To use a sports metaphor: As AMD made it, FSR right now is a closing pitcher you bring in during the 9th inning after a Quality Start. Meanwhile, Nvidia wants DLSS to be the pitcher that can throw a perfect game. Yes, a perfectly rendered game running at Native 4K will experience slight hits to image quality when FSR is on, but games that already rely on high quality TAA see basically no degradation in quality. By utilizing FSR to lower the rendered resolution, developers suddenly are given a lot more processing headroom to really show what next-gen gaming can look like.

Insomniac Games are already pushing performance boundaries with PS5 titles such as Spider-Man: Remastered, Spider-Man: Miles Morales, and Ratchet and Clank: Rift Apart. All three games feature a “Performance RT” graphics mode that heavily drops resolution to allow the games to run at 60fps with ray tracing enabled. In both Spider-Man games, released at launch with the PS5, the drawbacks of using Performance RT are more noticeable than in the recently released Rift Apart. Details on buildings pop-in at a closer distance, and at night time some areas like Grand Central Terminal often aren’t lit properly until the player gets close to the building. Crowds and other details are also less dense. But, for most players, the experience is so much smoother and cutscenes look so much better that the tradeoffs are well worth it.

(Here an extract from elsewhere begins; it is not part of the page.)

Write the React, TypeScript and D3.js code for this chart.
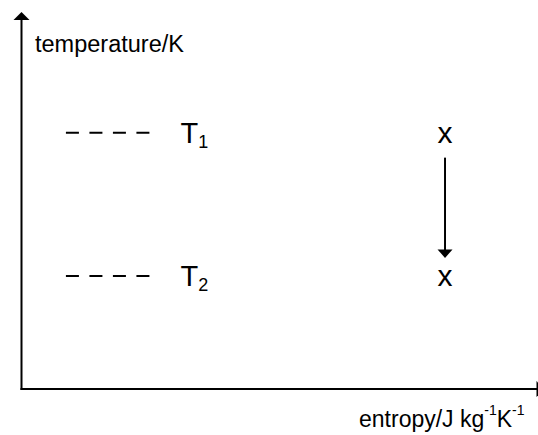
import { useEffect, useRef } from 'react'
import * as d3 from 'd3'

// temperature levels (arbitrary units on a 0-100 axis)
const levelNames = ['T', 'T']
const levelSubs = ['1', '2']
const levelValues = [68, 30]

// the two states, marked with an x, at the same entropy
const stateEntropy = [82, 82]
const stateTemp = [68, 30]

// dashed guide extent and label position along the entropy axis
const guideExtent = [8.6, 25]
const labelAt = 30.8

const width = 538
const height = 435
const font = '"Liberation Sans", Arial, Helvetica, sans-serif'

export default function App() {
  const svgRef = useRef<SVGSVGElement | null>(null)

  useEffect(() => {
    if (!svgRef.current) return
    const svg = d3.select(svgRef.current)
    svg.selectAll('*').remove()

    const x = d3.scaleLinear().domain([0, 100]).range([21.5, 538])
    const y = d3.scaleLinear().domain([0, 100]).range([389, 12])

    // axes with arrow heads (the x one runs off the right edge)
    svg.append('line')
      .attr('x1', x(0)).attr('x2', x(0))
      .attr('y1', y(0) + 1).attr('y2', y(100) + 6)
      .attr('stroke', '#000').attr('stroke-width', 2)
    svg.append('path')
      .attr('d', `M${x(0)},${y(100)} L${x(0) - 8},${y(100) + 8} L${x(0) + 8},${y(100) + 8} Z`)
      .attr('fill', '#000')

    svg.append('line')
      .attr('x1', x(0) - 1).attr('x2', x(100))
      .attr('y1', y(0)).attr('y2', y(0))
      .attr('stroke', '#000').attr('stroke-width', 2)
    svg.append('path')
      .attr('d', `M${x(100) + 7},${y(0)} L${x(100) - 1.5},${y(0) - 8} L${x(100) - 1.5},${y(0) + 8} Z`)
      .attr('fill', '#000')

    // axis titles
    svg.append('text')
      .attr('x', 35).attr('y', 52)
      .attr('font-family', font).attr('font-size', 23.5)
      .attr('fill', '#000')
      .text('temperature/K')

    const xt = svg.append('text')
      .attr('x', 359).attr('y', 427)
      .attr('font-family', font).attr('font-size', 23)
      .attr('fill', '#000')
    xt.append('tspan').text('entropy/J kg')
    xt.append('tspan').attr('dy', -12).attr('font-size', 14).text('-1')
    xt.append('tspan').attr('dy', 12).text('K')
    xt.append('tspan').attr('dy', -12).attr('font-size', 14).text('-1')

    // dashed temperature levels
    const lv = svg.append('g')
      .selectAll('g')
      .data(levelValues.map((v, i) => ({ v, name: levelNames[i], sub: levelSubs[i] })))
      .join('g')

    lv.append('line')
      .attr('x1', x(guideExtent[0])).attr('x2', x(guideExtent[1]))
      .attr('y1', d => y(d.v)).attr('y2', d => y(d.v))
      .attr('stroke', '#000').attr('stroke-width', 2)
      .attr('stroke-dasharray', '13 10.5')

    const lt = lv.append('text')
      .attr('x', x(labelAt)).attr('y', d => y(d.v) + 10)
      .attr('font-family', font).attr('font-size', 29)
      .attr('fill', '#000')
    lt.append('tspan').text(d => d.name)
    lt.append('tspan').attr('dy', 5).attr('font-size', 18).text(d => d.sub)

    // state markers
    svg.append('g')
      .selectAll('text')
      .data(stateTemp.map((t, i) => ({ t, s: stateEntropy[i] })))
      .join('text')
      .attr('x', d => x(d.s)).attr('y', d => y(d.t) + 10)
      .attr('text-anchor', 'middle')
      .attr('font-family', font).attr('font-size', 30)
      .attr('fill', '#000')
      .text('x')

    // arrow between the states
    const ax = x(stateEntropy[0])
    const top = y(stateTemp[0]) + 25
    const tip = y(stateTemp[1]) - 18
    svg.append('line')
      .attr('x1', ax).attr('x2', ax)
      .attr('y1', top).attr('y2', tip - 6)
      .attr('stroke', '#000').attr('stroke-width', 2)
    svg.append('path')
      .attr('d', `M${ax},${tip} L${ax - 7.5},${tip - 8.5} L${ax + 7.5},${tip - 8.5} Z`)
      .attr('fill', '#000')
  }, [])

  return (
    <svg
      ref={svgRef}
      width={width}
      height={height}
      style={{ position: 'absolute', left: 0, top: 0, display: 'block', background: '#fff' }}
    />
  )
}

Now, imagine a world where Insomniac didn’t need to make those tradeoffs to deliver both ray tracing and 60 fps, only lowering rendered resolution in the game’s “Fidelity” mode and letting FSR do the work of hitting 4K resolution without having to lose all that other detail that makes the game's world more realistic. FSR could be the technology that makes ray traced games running at 60 fps a standard, not a compromise.

FSR could be the technology that makes ray traced games running at 60 fps a standard.

If you’re a budget gamer, something like FSR is going to make a much bigger difference in your experience than someone with the good fortune to afford a RTX 3080 or RX 6800XT. If you’re still playing off your GTX 1060, FSR is a great way to make sure you can keep playing new games with high frame rates. Depending on how many Xbox developers choose to bring the technology to their Xbox One games, FSR could also mean new life for Xbox One games, or even a way to extend the lifespan of those systems to allow more games to offer cross-generation support than would have without it.

Of course, FSR is also an ever evolving product, just like DLSS. DLSS 1.0 resulted in such dramatic hits to image quality that it was worth avoiding until Nvidia drastically improved the algorithm with DLSS 2.0 (which increased the performance gains DLSS provided). FSR is promising now, but that it supports such a wide and diverse array of hardware at launch means that any improvements AMD makes to the algorithm will have a much bigger impact across the gaming sphere than DLSS. While we wait and see what the first FSR console titles look like, the early results on PC make us believe next-gen gaming is going to be even more impressive than we thought.